What to produce | Exactly as written, write out the lines below from the first to the one containing "1-296.7/361, (480-77.3)/623, (296.7-48)/361])", inclusive. Pictures do not belong in the copy.

Excerpted data |

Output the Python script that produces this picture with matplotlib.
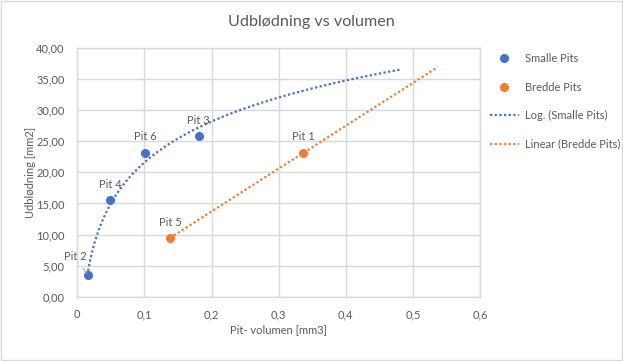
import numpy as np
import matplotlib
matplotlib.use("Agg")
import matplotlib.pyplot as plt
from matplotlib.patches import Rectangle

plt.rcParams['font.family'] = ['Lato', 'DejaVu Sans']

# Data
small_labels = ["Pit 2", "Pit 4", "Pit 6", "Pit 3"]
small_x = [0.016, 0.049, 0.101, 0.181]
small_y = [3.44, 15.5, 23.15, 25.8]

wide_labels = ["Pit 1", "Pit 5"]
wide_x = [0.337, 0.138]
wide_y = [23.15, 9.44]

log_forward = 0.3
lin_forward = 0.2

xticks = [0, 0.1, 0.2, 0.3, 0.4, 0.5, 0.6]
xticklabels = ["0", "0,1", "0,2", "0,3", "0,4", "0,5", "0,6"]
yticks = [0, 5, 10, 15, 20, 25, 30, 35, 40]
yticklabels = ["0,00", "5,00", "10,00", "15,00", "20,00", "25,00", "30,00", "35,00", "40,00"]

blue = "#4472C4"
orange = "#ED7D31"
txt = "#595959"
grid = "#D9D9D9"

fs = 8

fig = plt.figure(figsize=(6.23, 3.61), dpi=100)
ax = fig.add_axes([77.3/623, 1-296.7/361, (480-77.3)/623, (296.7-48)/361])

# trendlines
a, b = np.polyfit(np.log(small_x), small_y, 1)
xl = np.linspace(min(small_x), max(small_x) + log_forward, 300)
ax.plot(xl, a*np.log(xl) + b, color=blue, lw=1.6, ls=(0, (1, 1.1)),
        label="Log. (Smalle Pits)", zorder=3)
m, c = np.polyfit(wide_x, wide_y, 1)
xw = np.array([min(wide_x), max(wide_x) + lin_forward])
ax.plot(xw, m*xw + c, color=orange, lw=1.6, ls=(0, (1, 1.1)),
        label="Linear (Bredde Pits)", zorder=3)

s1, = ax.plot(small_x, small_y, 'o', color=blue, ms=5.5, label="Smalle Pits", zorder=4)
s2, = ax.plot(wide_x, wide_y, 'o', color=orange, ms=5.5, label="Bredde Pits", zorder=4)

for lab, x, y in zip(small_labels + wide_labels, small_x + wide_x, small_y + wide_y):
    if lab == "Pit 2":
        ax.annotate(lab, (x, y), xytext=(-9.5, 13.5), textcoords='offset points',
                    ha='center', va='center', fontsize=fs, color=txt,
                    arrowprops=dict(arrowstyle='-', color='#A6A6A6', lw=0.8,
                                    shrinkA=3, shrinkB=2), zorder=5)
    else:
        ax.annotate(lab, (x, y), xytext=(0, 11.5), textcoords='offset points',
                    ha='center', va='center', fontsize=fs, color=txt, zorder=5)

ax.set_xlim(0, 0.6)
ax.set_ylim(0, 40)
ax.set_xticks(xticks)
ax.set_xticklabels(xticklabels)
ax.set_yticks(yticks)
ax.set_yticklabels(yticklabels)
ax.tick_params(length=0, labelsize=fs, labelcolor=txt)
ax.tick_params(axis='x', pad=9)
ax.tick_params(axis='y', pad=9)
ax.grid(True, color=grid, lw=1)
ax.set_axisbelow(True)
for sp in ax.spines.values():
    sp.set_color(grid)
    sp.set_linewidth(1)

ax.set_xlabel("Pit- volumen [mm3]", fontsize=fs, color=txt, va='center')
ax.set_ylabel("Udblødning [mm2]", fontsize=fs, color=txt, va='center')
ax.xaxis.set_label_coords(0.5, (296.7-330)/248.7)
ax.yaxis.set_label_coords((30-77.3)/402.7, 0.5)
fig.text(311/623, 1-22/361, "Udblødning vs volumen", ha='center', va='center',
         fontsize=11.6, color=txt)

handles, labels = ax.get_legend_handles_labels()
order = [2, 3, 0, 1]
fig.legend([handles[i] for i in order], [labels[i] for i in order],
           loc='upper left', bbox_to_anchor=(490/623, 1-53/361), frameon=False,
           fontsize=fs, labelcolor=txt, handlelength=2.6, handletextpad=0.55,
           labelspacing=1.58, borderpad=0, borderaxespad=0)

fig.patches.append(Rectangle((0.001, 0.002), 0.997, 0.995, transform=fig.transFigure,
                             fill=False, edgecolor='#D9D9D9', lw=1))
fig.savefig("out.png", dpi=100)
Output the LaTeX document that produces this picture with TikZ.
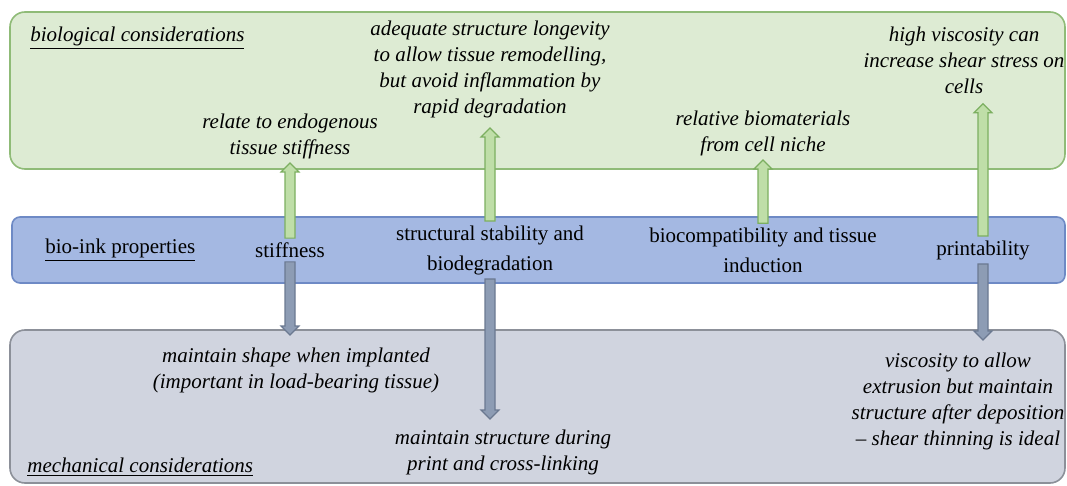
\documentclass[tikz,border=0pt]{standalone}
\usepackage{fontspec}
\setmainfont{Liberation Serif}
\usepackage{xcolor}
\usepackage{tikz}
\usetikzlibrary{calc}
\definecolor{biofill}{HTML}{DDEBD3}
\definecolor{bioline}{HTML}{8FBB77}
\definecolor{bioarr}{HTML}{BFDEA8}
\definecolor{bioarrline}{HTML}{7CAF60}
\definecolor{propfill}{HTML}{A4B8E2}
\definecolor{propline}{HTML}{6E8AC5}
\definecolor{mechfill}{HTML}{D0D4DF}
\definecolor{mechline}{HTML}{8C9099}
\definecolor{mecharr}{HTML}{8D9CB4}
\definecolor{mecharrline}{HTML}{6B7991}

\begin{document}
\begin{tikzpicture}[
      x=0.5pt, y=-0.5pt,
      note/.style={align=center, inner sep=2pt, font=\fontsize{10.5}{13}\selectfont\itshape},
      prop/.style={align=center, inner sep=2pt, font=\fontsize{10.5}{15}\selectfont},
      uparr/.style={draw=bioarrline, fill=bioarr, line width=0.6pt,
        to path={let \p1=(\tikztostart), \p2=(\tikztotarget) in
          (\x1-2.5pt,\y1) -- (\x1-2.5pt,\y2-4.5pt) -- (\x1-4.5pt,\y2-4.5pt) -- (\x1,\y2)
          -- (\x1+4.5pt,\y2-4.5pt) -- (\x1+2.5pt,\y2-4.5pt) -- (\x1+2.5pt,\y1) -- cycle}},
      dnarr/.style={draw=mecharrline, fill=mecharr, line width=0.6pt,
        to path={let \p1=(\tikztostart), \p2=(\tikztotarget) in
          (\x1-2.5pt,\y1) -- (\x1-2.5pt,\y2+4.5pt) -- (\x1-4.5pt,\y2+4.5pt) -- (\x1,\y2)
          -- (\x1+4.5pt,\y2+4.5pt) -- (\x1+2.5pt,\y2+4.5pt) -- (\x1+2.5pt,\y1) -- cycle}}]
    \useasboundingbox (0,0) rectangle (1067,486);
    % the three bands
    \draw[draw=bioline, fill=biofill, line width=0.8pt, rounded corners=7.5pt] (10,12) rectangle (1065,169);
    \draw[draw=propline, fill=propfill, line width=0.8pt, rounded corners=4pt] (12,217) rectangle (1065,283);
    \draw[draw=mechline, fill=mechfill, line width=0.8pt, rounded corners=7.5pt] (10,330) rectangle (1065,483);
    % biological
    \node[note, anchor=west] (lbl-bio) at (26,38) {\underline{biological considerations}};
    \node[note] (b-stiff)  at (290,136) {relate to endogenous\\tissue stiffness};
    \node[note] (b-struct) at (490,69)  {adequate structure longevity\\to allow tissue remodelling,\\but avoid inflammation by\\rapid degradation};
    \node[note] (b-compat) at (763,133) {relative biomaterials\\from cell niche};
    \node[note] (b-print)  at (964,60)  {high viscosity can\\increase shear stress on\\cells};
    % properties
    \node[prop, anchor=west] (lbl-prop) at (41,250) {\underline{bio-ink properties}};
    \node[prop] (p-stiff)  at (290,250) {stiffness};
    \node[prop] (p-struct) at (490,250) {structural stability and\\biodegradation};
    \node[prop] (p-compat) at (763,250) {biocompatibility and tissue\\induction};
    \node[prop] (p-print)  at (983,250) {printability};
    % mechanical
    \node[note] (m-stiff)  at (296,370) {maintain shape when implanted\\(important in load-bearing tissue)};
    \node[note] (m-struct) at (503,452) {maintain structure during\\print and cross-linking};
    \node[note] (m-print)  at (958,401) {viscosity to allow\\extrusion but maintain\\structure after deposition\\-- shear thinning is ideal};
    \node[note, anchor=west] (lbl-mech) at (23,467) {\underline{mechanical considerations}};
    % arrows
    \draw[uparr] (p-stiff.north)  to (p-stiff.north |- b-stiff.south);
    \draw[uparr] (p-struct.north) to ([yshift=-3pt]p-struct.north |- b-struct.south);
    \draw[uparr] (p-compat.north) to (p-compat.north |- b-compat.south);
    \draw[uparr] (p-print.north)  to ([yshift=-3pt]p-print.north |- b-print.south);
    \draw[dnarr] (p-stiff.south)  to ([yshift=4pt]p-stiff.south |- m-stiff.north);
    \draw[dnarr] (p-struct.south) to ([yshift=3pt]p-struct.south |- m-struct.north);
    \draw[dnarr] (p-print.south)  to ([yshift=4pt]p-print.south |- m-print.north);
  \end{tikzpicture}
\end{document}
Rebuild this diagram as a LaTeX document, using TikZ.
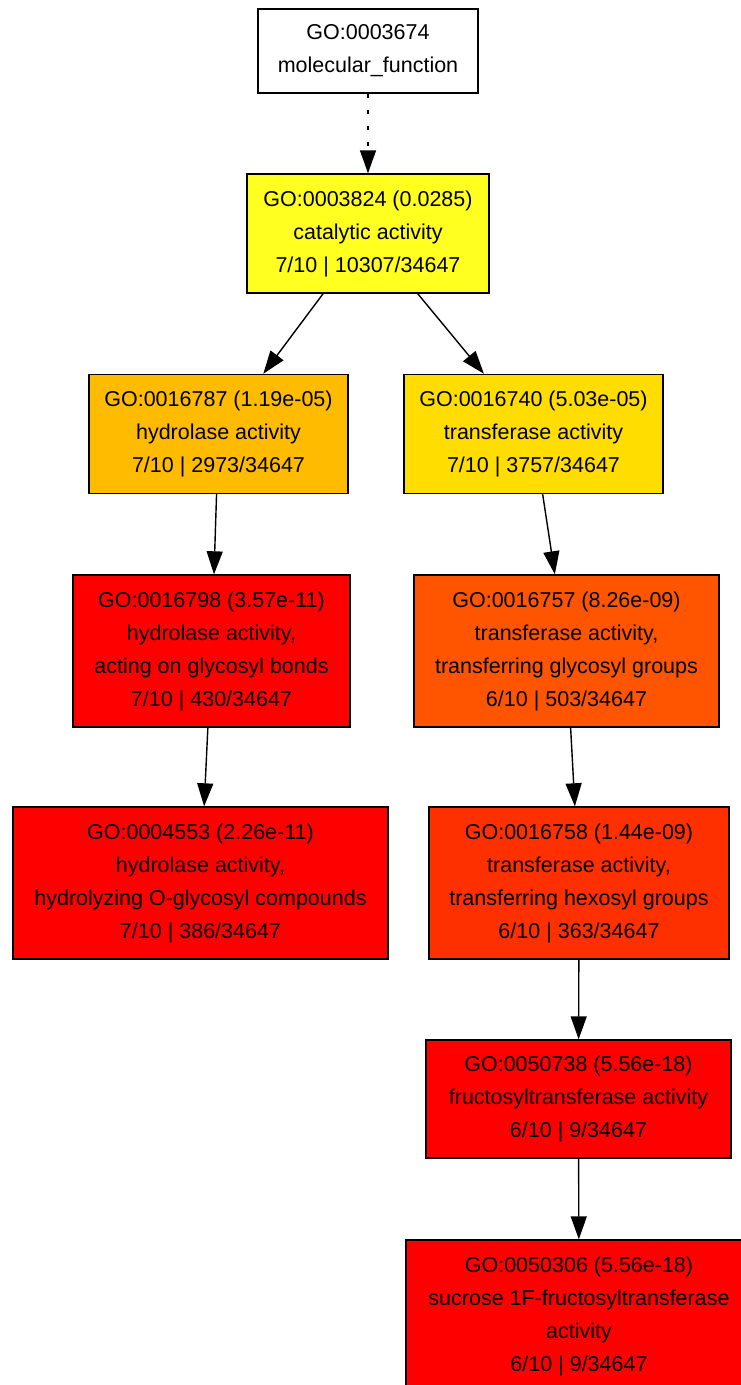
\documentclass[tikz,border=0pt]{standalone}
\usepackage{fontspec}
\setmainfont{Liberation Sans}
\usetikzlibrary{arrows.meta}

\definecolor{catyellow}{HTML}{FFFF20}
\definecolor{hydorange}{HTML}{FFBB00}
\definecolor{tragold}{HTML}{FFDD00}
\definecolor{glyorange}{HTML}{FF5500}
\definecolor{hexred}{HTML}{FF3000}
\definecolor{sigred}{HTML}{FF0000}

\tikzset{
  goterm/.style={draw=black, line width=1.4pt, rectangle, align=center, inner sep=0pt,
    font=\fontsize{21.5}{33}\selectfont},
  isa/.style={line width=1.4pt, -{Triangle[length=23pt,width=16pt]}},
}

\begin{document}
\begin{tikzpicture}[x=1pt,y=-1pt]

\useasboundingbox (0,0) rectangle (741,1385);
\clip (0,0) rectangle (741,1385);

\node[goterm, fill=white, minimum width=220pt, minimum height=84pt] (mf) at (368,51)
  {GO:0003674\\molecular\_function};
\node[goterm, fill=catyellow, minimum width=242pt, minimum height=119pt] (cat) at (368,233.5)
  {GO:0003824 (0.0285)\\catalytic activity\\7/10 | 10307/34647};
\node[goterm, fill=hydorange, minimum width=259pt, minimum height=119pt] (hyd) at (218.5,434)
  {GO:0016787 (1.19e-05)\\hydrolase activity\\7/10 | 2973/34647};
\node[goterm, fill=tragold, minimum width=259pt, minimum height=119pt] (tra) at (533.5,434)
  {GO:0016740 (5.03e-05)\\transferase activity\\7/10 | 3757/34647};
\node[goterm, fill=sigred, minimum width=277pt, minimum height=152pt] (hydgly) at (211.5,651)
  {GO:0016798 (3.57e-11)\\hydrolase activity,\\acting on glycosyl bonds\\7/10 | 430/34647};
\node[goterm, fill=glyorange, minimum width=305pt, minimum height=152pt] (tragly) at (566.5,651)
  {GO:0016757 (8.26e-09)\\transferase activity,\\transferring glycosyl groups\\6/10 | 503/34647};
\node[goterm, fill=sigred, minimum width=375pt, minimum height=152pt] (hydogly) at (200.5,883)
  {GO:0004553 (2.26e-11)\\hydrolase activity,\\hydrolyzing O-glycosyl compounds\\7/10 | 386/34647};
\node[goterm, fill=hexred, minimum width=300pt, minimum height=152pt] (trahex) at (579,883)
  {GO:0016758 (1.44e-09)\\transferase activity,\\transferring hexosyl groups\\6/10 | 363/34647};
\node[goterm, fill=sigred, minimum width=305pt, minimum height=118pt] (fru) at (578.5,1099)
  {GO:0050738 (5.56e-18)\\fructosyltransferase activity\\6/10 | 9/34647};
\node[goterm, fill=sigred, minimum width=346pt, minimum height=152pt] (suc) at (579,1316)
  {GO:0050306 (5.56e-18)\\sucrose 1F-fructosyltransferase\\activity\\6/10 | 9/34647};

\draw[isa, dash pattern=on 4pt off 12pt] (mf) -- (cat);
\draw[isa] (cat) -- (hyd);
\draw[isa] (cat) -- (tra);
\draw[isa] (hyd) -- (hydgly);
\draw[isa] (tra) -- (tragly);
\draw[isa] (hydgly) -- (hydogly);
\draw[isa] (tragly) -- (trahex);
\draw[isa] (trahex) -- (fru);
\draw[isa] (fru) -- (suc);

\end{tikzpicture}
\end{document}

Response for this exercise |
Output the Python script that produces this picture with matplotlib.
import numpy as np
import matplotlib
matplotlib.use("Agg")
import matplotlib.pyplot as plt
from matplotlib.patches import Rectangle

plt.rcParams['font.family'] = ['Lato', 'DejaVu Sans']

# Data
small_labels = ["Pit 2", "Pit 4", "Pit 6", "Pit 3"]
small_x = [0.016, 0.049, 0.101, 0.181]
small_y = [3.44, 15.5, 23.15, 25.8]

wide_labels = ["Pit 1", "Pit 5"]
wide_x = [0.337, 0.138]
wide_y = [23.15, 9.44]

log_forward = 0.3
lin_forward = 0.2

xticks = [0, 0.1, 0.2, 0.3, 0.4, 0.5, 0.6]
xticklabels = ["0", "0,1", "0,2", "0,3", "0,4", "0,5", "0,6"]
yticks = [0, 5, 10, 15, 20, 25, 30, 35, 40]
yticklabels = ["0,00", "5,00", "10,00", "15,00", "20,00", "25,00", "30,00", "35,00", "40,00"]

blue = "#4472C4"
orange = "#ED7D31"
txt = "#595959"
grid = "#D9D9D9"

fs = 8

fig = plt.figure(figsize=(6.23, 3.61), dpi=100)
ax = fig.add_axes([77.3/623, 1-296.7/361, (480-77.3)/623, (296.7-48)/361])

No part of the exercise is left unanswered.